Para escapar da cadeia, Battisti mudou-se para a França, mas fugiu quando teve sua extradição autorizada. De lá, viajou ao México e, em seguida, ao Brasil, onde foi preso em 2007. O Supremo Tribunal brasileiro chegou a autorizar sua expulsão, mas o então presidente Luiz Inácio Lula da Silva decidiu, no último dia de seu segundo mandato, mantê-lo no país.
"Obviamente, que a magistratura continue seu caminho, verificando todos os fatos e, caso sejam confirmadas as acusações, condene essas pessoas segundo nossos códigos, mas não absoluto à extradição", declarou o senador Roberto Calderoli, do partido ultranacionalista Liga Norte.

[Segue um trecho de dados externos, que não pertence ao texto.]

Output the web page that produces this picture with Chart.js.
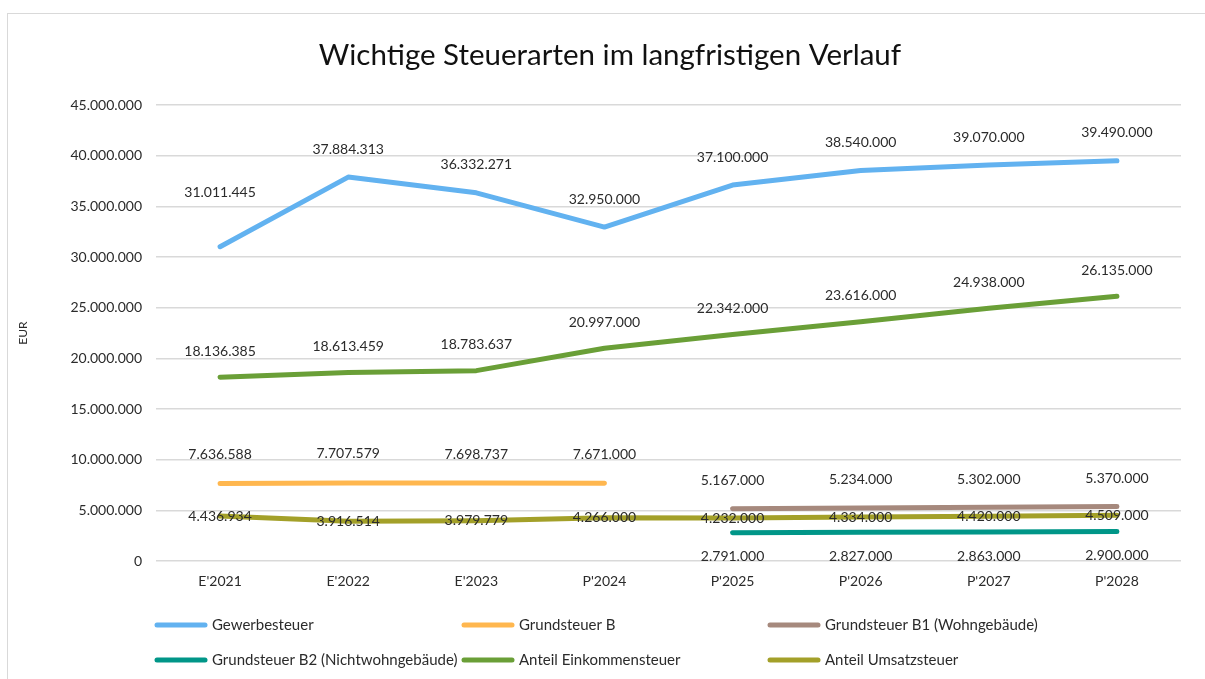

Para o parlamentar, Roma não deve aceitar o pedido de um Estado que "já demonstrou não reconhecer" a autoridade da Justiça italiana, "negando por mais de 10 anos a extradição de um criminoso do calibre de Cesare Battisti". A opinião é compartilhada pela deputada Elvira Savino, do conservador Força Itália, que apontou "contradições" na postura do Brasil.
"As autoridades brasileiras negam há anos a extradição à Itália do terrorista vermelho Cesare Battisti, condenado à prisão perpétua por diversos homicídios, mas agora pedem a extradição de dois italianos, não por causa da execução de uma sentença transitada em julgado, mas com base na simples denúncia de uma cidadã", disse.
Pizzolato
Depois do "caso Battisti", outros dois episódios de extradição envolvendo Brasil e Itália tiveram final positivo para os dois países. O primeiro foi o do ex-banqueiro Henrique Pizzolato, condenado no processo do mensalão e entregue a Brasília em outubro de 2015, mais de 600 dias depois de ter sido capturado em Maranello, no norte da Itália.
O segundo caso foi o de Pasquale Scotti, ex-matador da Camorra, a máfia napolitana, detido no Recife, que teve sua extradição para a Itália realizada em março de 2016.